Plotting code records

————————

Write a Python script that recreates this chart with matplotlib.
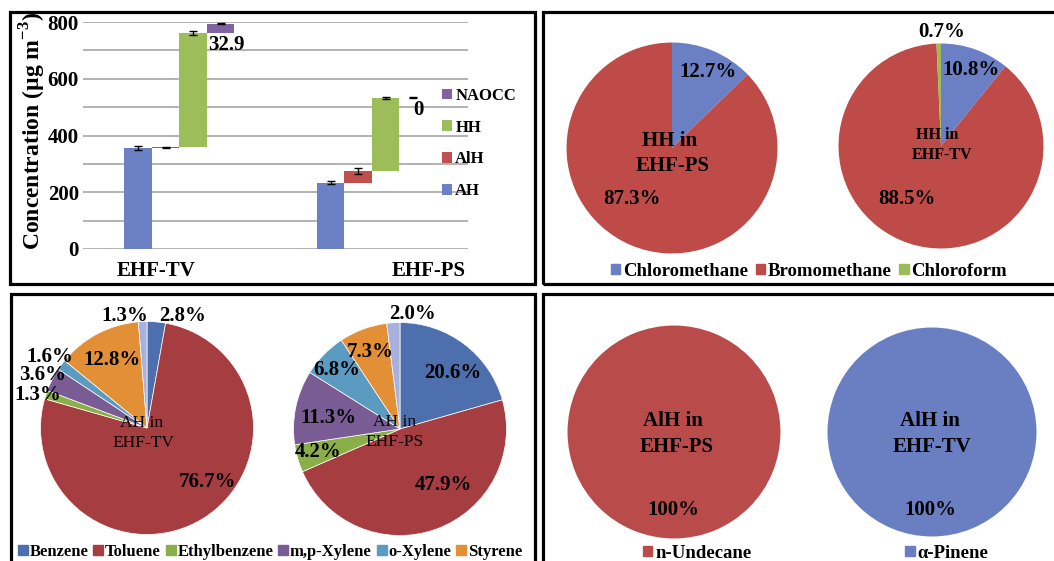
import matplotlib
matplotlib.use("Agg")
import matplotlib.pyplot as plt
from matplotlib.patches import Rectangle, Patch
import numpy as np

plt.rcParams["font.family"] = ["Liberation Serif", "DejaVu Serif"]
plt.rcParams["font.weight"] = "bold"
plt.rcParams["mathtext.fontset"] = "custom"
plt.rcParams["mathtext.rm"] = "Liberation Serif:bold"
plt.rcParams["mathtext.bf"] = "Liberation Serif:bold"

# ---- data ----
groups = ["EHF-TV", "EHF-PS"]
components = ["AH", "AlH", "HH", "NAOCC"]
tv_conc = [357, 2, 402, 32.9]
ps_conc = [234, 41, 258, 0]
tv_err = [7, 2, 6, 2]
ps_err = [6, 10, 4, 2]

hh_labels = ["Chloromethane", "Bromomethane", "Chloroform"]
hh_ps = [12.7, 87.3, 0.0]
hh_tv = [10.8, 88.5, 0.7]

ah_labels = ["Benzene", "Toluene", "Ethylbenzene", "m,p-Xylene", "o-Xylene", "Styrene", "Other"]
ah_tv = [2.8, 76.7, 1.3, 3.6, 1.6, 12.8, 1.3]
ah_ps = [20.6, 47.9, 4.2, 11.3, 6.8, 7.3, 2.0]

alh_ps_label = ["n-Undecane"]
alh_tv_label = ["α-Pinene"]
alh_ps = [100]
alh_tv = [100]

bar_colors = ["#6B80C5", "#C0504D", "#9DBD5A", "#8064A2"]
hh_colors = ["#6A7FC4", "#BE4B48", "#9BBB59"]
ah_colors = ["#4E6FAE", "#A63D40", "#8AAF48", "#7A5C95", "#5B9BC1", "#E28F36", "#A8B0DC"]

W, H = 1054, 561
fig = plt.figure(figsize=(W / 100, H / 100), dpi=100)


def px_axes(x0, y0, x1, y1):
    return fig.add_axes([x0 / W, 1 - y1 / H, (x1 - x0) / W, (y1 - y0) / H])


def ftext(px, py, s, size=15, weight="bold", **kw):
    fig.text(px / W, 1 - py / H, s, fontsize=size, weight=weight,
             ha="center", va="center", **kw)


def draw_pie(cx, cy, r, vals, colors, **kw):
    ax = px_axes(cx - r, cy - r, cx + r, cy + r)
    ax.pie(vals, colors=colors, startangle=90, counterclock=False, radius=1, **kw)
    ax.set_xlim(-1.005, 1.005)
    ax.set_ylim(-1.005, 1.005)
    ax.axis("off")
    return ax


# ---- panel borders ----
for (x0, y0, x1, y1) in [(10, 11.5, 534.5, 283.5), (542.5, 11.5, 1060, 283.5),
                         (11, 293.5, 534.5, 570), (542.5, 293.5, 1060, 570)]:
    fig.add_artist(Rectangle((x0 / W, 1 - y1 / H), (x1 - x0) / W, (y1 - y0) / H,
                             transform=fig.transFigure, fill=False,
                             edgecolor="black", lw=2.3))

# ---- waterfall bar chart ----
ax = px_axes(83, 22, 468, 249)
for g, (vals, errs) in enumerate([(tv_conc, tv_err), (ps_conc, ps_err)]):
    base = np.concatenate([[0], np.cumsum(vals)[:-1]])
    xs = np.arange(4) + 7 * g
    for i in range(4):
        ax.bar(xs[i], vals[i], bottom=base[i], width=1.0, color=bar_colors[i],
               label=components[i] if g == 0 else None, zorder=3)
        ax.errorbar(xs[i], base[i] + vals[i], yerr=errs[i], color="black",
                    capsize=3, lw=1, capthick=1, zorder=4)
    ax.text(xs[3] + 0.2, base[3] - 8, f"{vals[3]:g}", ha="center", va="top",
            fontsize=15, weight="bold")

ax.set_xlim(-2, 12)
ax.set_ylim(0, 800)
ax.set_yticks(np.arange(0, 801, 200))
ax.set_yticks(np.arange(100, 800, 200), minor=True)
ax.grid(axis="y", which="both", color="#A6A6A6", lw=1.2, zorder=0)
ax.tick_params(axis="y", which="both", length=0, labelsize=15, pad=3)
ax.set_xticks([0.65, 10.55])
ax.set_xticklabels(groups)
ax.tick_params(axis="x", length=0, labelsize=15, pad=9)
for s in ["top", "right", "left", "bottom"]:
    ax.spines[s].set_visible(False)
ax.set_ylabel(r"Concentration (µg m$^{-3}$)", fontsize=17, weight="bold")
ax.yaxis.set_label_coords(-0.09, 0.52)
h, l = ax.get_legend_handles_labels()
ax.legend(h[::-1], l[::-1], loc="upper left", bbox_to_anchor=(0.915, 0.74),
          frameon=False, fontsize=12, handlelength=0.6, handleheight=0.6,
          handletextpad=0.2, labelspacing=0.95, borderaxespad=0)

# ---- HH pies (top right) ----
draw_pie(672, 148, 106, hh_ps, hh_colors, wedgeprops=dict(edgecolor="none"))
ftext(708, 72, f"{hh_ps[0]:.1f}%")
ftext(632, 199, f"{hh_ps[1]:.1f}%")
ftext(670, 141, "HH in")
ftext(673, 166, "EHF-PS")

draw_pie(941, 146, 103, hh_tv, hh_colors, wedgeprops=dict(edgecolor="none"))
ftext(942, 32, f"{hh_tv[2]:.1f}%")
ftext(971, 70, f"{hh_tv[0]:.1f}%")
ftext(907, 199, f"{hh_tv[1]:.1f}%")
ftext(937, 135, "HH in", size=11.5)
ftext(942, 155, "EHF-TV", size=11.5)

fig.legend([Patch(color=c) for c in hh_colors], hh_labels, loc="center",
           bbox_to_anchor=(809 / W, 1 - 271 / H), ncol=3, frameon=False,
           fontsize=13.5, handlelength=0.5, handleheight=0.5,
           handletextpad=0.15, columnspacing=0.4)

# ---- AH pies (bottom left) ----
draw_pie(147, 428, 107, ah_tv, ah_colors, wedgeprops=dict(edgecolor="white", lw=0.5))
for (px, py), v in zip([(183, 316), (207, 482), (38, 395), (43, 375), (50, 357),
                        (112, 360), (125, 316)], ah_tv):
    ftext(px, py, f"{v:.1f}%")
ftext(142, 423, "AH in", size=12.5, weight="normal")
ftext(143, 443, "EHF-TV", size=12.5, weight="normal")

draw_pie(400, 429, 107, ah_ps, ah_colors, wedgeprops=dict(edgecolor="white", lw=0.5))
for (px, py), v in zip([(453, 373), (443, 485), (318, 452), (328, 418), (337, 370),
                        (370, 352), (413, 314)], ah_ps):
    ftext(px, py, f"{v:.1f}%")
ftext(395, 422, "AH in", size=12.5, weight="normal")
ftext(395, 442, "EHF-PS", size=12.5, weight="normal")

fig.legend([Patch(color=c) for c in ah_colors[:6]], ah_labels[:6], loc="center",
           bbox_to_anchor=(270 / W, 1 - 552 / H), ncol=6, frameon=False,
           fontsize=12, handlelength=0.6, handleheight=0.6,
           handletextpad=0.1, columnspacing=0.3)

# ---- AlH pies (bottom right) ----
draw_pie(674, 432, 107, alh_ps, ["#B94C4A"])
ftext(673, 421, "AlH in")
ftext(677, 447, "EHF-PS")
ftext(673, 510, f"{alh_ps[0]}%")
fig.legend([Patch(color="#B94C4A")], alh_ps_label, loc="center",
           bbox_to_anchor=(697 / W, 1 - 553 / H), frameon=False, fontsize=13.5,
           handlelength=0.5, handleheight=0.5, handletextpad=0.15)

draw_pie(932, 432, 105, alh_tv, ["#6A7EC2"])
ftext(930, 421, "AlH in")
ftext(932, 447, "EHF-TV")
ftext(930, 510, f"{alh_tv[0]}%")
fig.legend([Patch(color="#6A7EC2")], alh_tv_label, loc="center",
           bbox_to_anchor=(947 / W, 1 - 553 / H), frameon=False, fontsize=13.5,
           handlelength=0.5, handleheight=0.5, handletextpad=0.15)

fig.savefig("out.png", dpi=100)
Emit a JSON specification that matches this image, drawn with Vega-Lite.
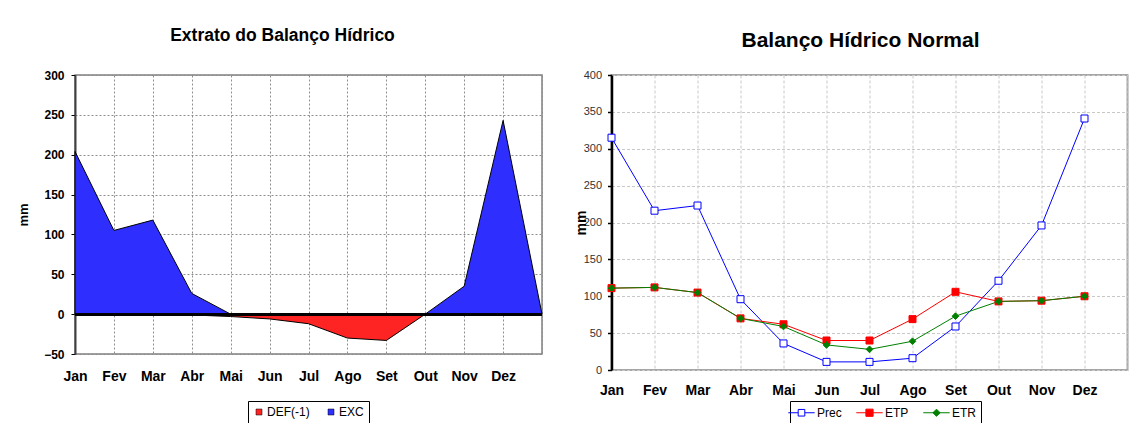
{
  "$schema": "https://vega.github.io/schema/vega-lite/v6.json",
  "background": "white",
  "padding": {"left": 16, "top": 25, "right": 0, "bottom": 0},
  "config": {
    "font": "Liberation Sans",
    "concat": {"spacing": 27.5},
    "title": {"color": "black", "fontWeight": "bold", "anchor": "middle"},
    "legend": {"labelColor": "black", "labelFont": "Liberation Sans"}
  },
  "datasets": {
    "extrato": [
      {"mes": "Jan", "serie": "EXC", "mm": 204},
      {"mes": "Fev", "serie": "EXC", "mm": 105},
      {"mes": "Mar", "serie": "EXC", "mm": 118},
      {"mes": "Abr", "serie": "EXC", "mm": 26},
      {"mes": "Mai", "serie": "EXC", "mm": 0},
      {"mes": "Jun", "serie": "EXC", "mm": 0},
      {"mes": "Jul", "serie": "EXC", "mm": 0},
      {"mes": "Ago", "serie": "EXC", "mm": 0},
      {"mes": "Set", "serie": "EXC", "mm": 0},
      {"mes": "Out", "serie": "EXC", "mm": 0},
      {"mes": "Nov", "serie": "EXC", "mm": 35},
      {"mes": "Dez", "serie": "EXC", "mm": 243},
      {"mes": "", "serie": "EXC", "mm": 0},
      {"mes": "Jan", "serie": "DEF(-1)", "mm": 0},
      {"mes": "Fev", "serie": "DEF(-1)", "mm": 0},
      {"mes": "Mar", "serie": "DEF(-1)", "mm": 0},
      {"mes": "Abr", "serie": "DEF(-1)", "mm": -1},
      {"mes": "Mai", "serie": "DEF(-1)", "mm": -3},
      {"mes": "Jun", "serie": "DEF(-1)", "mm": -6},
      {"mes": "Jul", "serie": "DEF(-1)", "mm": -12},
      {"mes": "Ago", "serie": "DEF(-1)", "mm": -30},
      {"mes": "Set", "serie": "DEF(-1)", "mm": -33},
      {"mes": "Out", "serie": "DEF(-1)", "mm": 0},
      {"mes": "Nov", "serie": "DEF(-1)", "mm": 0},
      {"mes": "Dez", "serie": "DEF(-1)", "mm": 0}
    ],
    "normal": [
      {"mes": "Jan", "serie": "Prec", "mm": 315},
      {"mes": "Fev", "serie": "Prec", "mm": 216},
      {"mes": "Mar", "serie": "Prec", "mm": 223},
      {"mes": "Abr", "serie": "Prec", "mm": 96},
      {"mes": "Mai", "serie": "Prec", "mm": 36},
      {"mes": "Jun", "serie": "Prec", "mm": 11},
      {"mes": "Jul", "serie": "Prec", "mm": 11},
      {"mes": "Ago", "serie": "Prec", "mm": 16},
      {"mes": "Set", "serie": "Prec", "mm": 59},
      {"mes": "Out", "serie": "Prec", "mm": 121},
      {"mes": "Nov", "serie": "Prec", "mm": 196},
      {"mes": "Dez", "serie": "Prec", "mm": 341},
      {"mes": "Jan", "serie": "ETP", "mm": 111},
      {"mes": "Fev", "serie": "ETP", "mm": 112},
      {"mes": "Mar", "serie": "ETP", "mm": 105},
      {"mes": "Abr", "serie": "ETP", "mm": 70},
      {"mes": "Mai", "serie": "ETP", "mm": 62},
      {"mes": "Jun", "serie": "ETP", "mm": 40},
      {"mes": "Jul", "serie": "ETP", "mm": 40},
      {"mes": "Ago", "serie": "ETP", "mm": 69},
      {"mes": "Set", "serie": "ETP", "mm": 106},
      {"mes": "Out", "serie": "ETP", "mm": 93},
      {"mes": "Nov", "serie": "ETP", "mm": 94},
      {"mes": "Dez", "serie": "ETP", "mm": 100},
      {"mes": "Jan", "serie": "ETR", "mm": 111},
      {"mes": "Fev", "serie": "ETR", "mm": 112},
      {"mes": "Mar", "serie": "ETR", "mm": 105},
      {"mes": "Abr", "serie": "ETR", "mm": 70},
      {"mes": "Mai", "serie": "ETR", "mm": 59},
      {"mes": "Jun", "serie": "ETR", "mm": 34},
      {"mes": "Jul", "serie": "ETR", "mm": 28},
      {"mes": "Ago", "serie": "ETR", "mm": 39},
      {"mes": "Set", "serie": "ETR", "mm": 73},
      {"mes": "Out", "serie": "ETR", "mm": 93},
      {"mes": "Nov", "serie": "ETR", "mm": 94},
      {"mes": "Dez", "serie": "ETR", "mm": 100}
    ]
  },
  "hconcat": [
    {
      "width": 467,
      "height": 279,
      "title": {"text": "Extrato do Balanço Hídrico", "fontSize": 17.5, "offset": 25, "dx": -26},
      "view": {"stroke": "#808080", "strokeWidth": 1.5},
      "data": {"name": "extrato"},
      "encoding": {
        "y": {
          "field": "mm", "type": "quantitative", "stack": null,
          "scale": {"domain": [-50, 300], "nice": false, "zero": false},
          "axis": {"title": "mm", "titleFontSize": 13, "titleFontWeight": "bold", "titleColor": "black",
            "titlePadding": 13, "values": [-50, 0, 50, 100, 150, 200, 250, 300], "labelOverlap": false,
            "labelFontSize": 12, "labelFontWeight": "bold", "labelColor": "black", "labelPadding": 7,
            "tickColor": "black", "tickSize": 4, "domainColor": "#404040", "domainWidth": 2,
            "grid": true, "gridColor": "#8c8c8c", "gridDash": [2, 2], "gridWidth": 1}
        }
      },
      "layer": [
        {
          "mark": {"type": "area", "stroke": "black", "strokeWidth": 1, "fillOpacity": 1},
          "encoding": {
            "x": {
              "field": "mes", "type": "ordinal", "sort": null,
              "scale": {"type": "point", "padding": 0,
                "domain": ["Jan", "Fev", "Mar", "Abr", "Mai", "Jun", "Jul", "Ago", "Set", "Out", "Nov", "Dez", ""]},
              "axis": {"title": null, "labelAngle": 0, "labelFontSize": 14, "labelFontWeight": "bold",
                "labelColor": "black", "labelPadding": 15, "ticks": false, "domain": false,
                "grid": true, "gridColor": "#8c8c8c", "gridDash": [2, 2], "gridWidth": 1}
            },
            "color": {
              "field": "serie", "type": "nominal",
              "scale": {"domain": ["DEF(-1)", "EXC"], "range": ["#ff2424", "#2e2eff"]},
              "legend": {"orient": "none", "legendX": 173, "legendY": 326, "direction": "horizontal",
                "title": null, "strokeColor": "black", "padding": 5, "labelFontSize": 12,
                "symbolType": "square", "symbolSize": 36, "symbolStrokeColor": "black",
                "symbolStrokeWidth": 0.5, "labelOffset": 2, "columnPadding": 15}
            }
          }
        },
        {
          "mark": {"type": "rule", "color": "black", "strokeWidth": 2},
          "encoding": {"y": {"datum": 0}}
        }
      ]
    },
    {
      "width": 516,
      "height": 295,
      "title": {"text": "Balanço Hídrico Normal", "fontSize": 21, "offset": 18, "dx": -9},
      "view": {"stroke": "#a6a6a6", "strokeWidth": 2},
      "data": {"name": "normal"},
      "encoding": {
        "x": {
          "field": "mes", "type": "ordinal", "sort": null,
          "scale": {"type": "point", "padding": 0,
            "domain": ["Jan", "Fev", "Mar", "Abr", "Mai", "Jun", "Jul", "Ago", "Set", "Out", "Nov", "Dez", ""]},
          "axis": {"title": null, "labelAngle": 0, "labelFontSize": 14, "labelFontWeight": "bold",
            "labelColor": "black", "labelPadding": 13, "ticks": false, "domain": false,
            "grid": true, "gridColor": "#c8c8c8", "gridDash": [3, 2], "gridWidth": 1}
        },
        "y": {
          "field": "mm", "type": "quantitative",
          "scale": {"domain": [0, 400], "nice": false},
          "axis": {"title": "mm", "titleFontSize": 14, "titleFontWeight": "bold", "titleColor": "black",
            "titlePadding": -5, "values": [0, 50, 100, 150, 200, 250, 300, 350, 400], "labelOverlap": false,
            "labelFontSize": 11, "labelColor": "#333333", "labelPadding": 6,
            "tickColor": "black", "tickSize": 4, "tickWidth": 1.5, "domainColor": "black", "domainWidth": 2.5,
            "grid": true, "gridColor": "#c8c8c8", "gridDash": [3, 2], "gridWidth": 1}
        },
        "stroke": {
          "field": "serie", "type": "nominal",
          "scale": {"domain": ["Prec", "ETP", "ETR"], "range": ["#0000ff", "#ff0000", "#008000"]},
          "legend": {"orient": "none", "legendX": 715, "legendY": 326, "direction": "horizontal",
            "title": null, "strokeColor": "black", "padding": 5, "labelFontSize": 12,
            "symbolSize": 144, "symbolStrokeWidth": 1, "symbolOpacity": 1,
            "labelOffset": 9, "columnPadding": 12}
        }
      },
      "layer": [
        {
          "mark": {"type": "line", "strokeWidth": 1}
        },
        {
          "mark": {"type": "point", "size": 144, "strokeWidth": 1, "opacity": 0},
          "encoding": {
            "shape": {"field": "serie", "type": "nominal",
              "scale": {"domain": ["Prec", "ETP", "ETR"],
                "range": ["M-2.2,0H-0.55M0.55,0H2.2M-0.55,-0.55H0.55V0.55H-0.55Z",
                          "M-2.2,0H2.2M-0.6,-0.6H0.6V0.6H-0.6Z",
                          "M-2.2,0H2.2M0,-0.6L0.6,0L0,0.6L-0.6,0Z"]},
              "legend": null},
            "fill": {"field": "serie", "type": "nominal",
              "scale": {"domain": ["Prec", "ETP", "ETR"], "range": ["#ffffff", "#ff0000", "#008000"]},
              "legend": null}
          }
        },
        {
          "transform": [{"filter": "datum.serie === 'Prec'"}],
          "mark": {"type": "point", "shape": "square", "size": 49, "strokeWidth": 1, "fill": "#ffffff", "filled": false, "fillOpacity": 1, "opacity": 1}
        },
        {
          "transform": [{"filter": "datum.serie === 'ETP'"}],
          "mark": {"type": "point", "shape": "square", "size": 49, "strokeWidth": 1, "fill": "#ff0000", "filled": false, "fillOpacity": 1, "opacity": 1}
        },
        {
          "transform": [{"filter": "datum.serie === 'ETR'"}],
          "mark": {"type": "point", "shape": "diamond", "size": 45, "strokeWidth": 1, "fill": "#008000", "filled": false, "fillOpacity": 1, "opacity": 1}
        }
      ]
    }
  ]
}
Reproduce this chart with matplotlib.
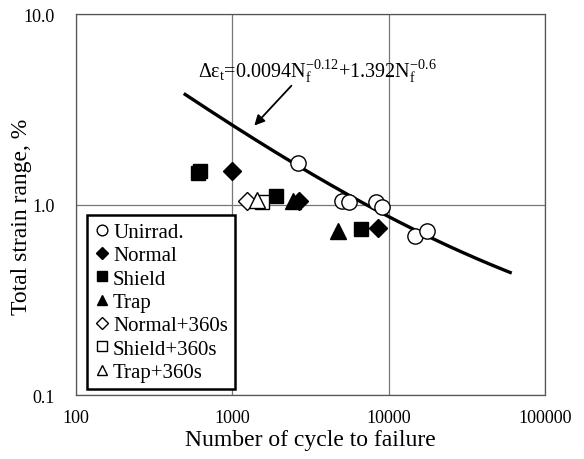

————————

## Goal
From the top of the listing above, repeat each line exactly until you reach the line containing "import numpy as np", and repeat that one too. Leave the pictures out.

## Output below
Write a Python script that recreates this chart with matplotlib.
import matplotlib
matplotlib.use("Agg")
import matplotlib.pyplot as plt
from matplotlib.patches import Rectangle, Patch
import numpy as np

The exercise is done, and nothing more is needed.